According to ABC News, the Food and Drug Administration (FDA) announced its approval of the first drug intended for healthy people to use to prevent them from getting HIV infection.

Truvada, a combination of two medicines, is manufactured by Gilead Sciences, Inc. based out of Foster City, California. Truvada has been approved since 2004 as a treatment for those who are already infected with the HIV. For the first time the drug was approved for pre-exposure prophylaxis, or PrEP.

The study that led to the drug's approval found the risk of transmission among men who have sex with men, who are a high risk for acquiring HIV and spreading the disease to others, was lowered more than 40%. It showed a decrease of more than 70% in risk of transmission among heterosexual couples in which one partner was infected with HIV but the other was not.

"Truvada should not be used alone for preventing infections. However, when used in combination with other prevention methods, such as safer sex practices, counseling, and regular testing to determine infection status, Truvada is effective in reducing the risk of transmission," cautioned Dr. Debra Birnkrant, director of the Division of Antiviral Products at the FDA's Center for Drug Evaluation and Research. 
 
Other experts in the field agreed with this assessment.

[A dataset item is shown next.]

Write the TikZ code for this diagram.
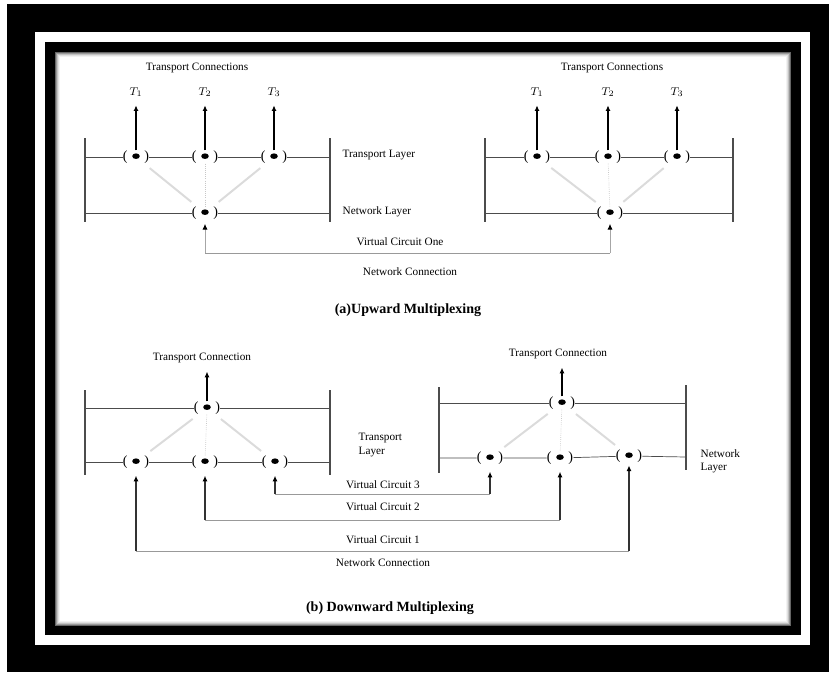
\documentclass[tikz,border=0pt]{standalone}
\usepackage{fontspec}
\setmainfont{Liberation Serif}
\usetikzlibrary{arrows.meta,positioning}

\begin{document}
\begin{tikzpicture}[
		x=0.025cm,
		y=-0.025cm,
		>={Latex[length=4pt,width=3.6pt]},
		sap/.style={fill=white, inner sep=0pt, font=\fontsize{10}{10}\selectfont,
			path picture={\fill[black] ([yshift=0.6pt]path picture bounding box.center) ellipse (2.7pt and 2pt);}},
		lbl/.style={font=\fontsize{8}{9.5}\selectfont, inner sep=1pt},
		ttl/.style={font=\fontsize{10}{12}\selectfont\bfseries, inner sep=1pt},
		tlab/.style={font=\fontsize{8}{9}\selectfont, inner sep=1pt},
		lyr/.style={draw=black!70, line width=0.5pt},
		bar/.style={draw=black!70, line width=0.8pt},
		uparr/.style={->, line width=1pt, shorten >=5pt},
		mux/.style={draw=black!14, line width=1.4pt, shorten <=5pt, shorten >=5pt},
		muxv/.style={draw=black!22, line width=0.5pt, densely dotted},
		vchor/.style={draw=black!40, line width=0.6pt},
		vcup/.style={-{Latex[length=4pt,width=3.6pt,color=black]}, draw=black!80, line width=0.9pt, shorten >=5pt}
		]
		
		% access point ( o ), drawn by the sap style
		\def\sapmark{(\hspace{12pt})}
		
		%------------------------------------------------------------------
		% Frame
		%------------------------------------------------------------------
		\useasboundingbox (0,0) rectangle (829,672);
		\fill[white] (0,0) rectangle (829,672);
		\fill[black] (7,4) rectangle (829,672);
		\fill[white] (35,32) rectangle (810,645);
		\fill[black] (45,42) rectangle (801,635);
		\fill[white] (55,52) rectangle (791,626);
		\foreach \i/\c in {0/60,1/40,2/24,3/12,4/5}{
			\draw[black!\c, line width=0.72pt] ({55.5+\i},{52.5+\i}) rectangle ({790.5-\i},{625.5-\i});
		}
		
		%------------------------------------------------------------------
		% (a) Upward multiplexing
		%------------------------------------------------------------------
		\draw[bar] (85,138) -- (85,222);
		\draw[bar] (330,138) -- (330,222);
		\draw[bar] (485,138) -- (485,222);
		\draw[bar] (733,138) -- (733,222);
		
		\coordinate (aTl) at (85,157);  \coordinate (aTr) at (330,157);
		\coordinate (aNl) at (85,213);  \coordinate (aNr) at (330,213);
		\coordinate (bTl) at (485,157); \coordinate (bTr) at (733,157);
		\coordinate (bNl) at (485,213); \coordinate (bNr) at (733,213);
		
		\node[sap] (tA1) at (136,157) {\sapmark};
		\node[sap] (tA2) at (205,157) {\sapmark};
		\node[sap] (tA3) at (274,157) {\sapmark};
		\node[sap] (nA)  at (205,213) {\sapmark};
		
		\node[sap] (tB1) at (537,157) {\sapmark};
		\node[sap] (tB2) at (608,157) {\sapmark};
		\node[sap] (tB3) at (677,157) {\sapmark};
		\node[sap] (nB)  at (610,213) {\sapmark};
		
		\draw[lyr] (aTl) -- (tA1) -- (tA2) -- (tA3) -- (aTr);
		\draw[lyr] (aNl) -- (nA) -- (aNr);
		\draw[lyr] (bTl) -- (tB1) -- (tB2) -- (tB3) -- (bTr);
		\draw[lyr] (bNl) -- (nB) -- (bNr);
		
		% faint multiplexing paths
		\draw[mux] (tA1) -- (nA);
		\draw[mux] (tA3) -- (nA);
		\draw[muxv] (tA2) -- (nA);
		\draw[mux] (tB1) -- (nB);
		\draw[mux] (tB3) -- (nB);
		\draw[muxv] (tB2) -- (nB);
		
		% transport connections
		\node[lbl] at (197,68) {Transport Connections};
		\node[lbl] at (612,68) {Transport Connections};
		
		\node[tlab] (TA1) at (136,92) {$T_1$};
		\node[tlab] (TA2) at (205,92) {$T_2$};
		\node[tlab] (TA3) at (274,92) {$T_3$};
		\node[tlab] (TB1) at (537,92) {$T_1$};
		\node[tlab] (TB2) at (608,92) {$T_2$};
		\node[tlab] (TB3) at (677,92) {$T_3$};
		
		\draw[uparr] (tA1) -- (TA1);
		\draw[uparr] (tA2) -- (TA2);
		\draw[uparr] (tA3) -- (TA3);
		\draw[uparr] (tB1) -- (TB1);
		\draw[uparr] (tB2) -- (TB2);
		\draw[uparr] (tB3) -- (TB3);
		
		\node[lbl, anchor=west] at (341,155) {Transport Layer};
		\node[lbl, anchor=west] at (341,212) {Network Layer};
		
		% virtual circuit one
		\coordinate (vcA) at (205,253);
		\coordinate (vcB) at (610,253);
		\draw[vchor] (vcA) -- (vcB);
		\draw[vcup, draw=black!35, line width=0.6pt, shorten >=3pt] (vcA) -- (nA);
		\draw[vcup, draw=black!35, line width=0.6pt, shorten >=3pt] (vcB) -- (nB);
		
		\node[lbl] at (400,242) {Virtual Circuit One};
		\node[lbl] at (410,272) {Network Connection};
		\node[ttl] at (408,310) {(a)Upward Multiplexing};
		
		%------------------------------------------------------------------
		% (b) Downward multiplexing
		%------------------------------------------------------------------
		\draw[bar] (85,390) -- (85,475);
		\draw[bar] (330,390) -- (330,475);
		\draw[bar] (439,387) -- (439,473);
		\draw[bar] (686,385) -- (686,470);
		
		\coordinate (cTl) at (85,408);  \coordinate (cTr) at (330,408);
		\coordinate (cNl) at (85,462);  \coordinate (cNr) at (330,462);
		\coordinate (dTl) at (439,403); \coordinate (dTr) at (686,403);
		\coordinate (dNl) at (439,458); \coordinate (dNr) at (686,457);
		
		\node[sap] (tC)  at (207,408) {\sapmark};
		\node[sap] (nC1) at (136,462) {\sapmark};
		\node[sap] (nC2) at (205,462) {\sapmark};
		\node[sap] (nC3) at (275,462) {\sapmark};
		
		\node[sap] (tD)  at (562,403) {\sapmark};
		\node[sap] (nD1) at (490,458) {\sapmark};
		\node[sap] (nD2) at (560,458) {\sapmark};
		\node[sap] (nD3) at (629,456) {\sapmark};
		
		\draw[lyr] (cTl) -- (tC) -- (cTr);
		\draw[lyr] (cNl) -- (nC1) -- (nC2) -- (nC3) -- (cNr);
		\draw[lyr] (dTl) -- (tD) -- (dTr);
		\draw[lyr] (dNl) -- (nD1) -- (nD2) -- (nD3) -- (dNr);
		
		\draw[mux] (tC) -- (nC1);
		\draw[mux] (tC) -- (nC3);
		\draw[muxv] (tC) -- (nC2);
		\draw[mux] (tD) -- (nD1);
		\draw[mux] (tD) -- (nD3);
		\draw[muxv] (tD) -- (nD2);
		
		\node[lbl] (TC) at (202,358) {Transport Connection};
		\node[lbl] (TD) at (558,354) {Transport Connection};
		\draw[uparr] (tC) -- (tC |- TC.south);
		\draw[uparr] (tD) -- (tD |- TD.south);
		
		\node[lbl, anchor=west, align=left] at (357,445) {Transport\\Layer};
		\node[lbl, anchor=west, align=left] at (699,461) {Network\\Layer};
		
		% virtual circuits
		\coordinate (vc3a) at (275,494); \coordinate (vc3b) at (490,494);
		\coordinate (vc2a) at (205,520); \coordinate (vc2b) at (560,520);
		\coordinate (vc1a) at (136,551); \coordinate (vc1b) at (629,551);
		
		\draw[vchor] (vc3a) -- (vc3b);
		\draw[vchor] (vc2a) -- (vc2b);
		\draw[vchor] (vc1a) -- (vc1b);
		\draw[vcup] (vc3a) -- (nC3);
		\draw[vcup] (vc3b) -- (nD1);
		\draw[vcup] (vc2a) -- (nC2);
		\draw[vcup] (vc2b) -- (nD2);
		\draw[vcup] (vc1a) -- (nC1);
		\draw[vcup, shorten >=2pt] (vc1b) -- (nD3);
		
		\node[lbl] at (383,485) {Virtual Circuit 3};
		\node[lbl] at (383,507) {Virtual Circuit 2};
		\node[lbl] at (383,540) {Virtual Circuit 1};
		\node[lbl] at (383,563) {Network Connection};
		\node[ttl] at (390,608) {(b) Downward Multiplexing};
		
	\end{tikzpicture}
\end{document}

"The approval of Truvada to prevent HIV infection in uninfected individuals who are at high risk of sexually acquired HIV infection is a significant development, providing an important addition to our toolkit of HIV prevention interventions. However, it is critical to stress that Truvada as 'pre-exposure prophylaxis' should not be considered a stand-alone method, but should be used in conjunction with other proven HIV prevention strategies," said Dr. Anthony S. Fauci, director of the National Institute of Allergy and Infectious Disease. 

Not everyone was in favor of the approval. 

The AIDS Healthcare Foundation strongly criticized the move, calling it irresponsible and saying Truvada's approval for this use would damage current prevention efforts.

The AHF president Michael Weinstein questioned the fact that support provided to study participants (such as monthly HIV testing and intensive counseling) wouldn’t be available to the general population would lead to a lower adherence to the drug regimen, and the development of drug-resistant strains. 

He further cautioned that the drug's side effects on the kidneys and bones might be worth accepting in patients who needed to be treated for HIV, but were not worth the risk on otherwise healthy individuals.

"Today marks a catastrophe in the history of AIDS in America," he said.

While the AHF criticized the approval, but a number of experts said there are many individuals with a higher risk who won't use condoms but might take a daily pill. 

"It's argued that PrEP is far more expensive than condoms, but it's a lot cheaper than a lifetime of HIV treatment. If we can target PrEP to those at highest risk, PrEP is likely to be cost-effective," said Dr. Joel Gallant of the Johns Hopkins Center for Global Health.

A health observer suggested that the approval and availability of the drug could mislead people to engage themselves in unsafe sexual acts more often while its efficacy is quite limited.  He urged consumers to continue using the conventional prevention measures such as condoms etc.